Set task >> Keep only the lines from the top of the listing through the one with "from matplotlib.lines import Line2D", and reproduce them unaltered.

Information supplied >>
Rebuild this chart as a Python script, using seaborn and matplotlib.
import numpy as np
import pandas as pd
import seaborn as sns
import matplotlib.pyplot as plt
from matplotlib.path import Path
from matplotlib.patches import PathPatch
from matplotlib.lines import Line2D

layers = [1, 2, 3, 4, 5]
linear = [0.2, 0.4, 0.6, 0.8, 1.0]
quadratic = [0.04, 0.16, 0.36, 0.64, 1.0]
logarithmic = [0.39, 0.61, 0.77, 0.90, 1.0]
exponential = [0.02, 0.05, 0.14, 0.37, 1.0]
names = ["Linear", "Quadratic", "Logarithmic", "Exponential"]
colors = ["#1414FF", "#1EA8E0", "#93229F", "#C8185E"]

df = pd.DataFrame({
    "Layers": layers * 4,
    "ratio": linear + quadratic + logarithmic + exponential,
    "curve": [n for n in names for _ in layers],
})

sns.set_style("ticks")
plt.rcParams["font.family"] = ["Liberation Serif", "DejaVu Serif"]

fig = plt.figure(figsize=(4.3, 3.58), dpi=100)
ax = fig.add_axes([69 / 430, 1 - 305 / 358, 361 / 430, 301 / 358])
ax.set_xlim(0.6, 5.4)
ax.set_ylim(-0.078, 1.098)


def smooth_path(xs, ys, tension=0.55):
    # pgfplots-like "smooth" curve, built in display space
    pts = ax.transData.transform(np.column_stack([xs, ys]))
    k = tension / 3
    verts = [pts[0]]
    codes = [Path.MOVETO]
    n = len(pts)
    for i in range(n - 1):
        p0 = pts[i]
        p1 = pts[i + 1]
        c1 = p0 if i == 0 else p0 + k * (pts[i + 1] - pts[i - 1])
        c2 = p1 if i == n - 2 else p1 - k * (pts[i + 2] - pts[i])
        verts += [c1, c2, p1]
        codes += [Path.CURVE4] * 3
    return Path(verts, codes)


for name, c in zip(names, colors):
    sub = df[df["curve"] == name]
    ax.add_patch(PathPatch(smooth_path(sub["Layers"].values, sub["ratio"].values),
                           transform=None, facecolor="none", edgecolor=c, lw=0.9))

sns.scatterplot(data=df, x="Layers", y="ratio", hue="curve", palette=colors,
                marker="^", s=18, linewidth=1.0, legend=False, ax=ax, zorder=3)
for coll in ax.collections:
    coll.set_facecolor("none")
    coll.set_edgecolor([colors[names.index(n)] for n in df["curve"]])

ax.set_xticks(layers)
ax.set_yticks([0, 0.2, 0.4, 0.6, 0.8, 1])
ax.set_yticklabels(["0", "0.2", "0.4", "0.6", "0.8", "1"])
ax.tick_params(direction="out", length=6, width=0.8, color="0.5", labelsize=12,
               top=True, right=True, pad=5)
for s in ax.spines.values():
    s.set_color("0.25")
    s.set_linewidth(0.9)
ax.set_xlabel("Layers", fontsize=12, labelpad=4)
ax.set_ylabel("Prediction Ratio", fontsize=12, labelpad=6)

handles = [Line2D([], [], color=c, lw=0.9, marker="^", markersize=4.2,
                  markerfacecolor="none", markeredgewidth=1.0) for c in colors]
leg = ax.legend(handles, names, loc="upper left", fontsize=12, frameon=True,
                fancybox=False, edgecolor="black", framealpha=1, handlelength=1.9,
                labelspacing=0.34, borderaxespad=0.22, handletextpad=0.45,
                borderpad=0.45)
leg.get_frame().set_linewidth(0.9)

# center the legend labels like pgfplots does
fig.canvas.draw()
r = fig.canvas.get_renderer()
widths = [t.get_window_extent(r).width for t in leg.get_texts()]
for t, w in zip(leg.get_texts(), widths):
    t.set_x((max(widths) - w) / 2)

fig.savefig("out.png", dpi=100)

Solution for this task >>
Rebuild this chart as a Python script, using seaborn and matplotlib.
import numpy as np
import pandas as pd
import seaborn as sns
import matplotlib.pyplot as plt
from matplotlib.path import Path
from matplotlib.patches import PathPatch
from matplotlib.lines import Line2D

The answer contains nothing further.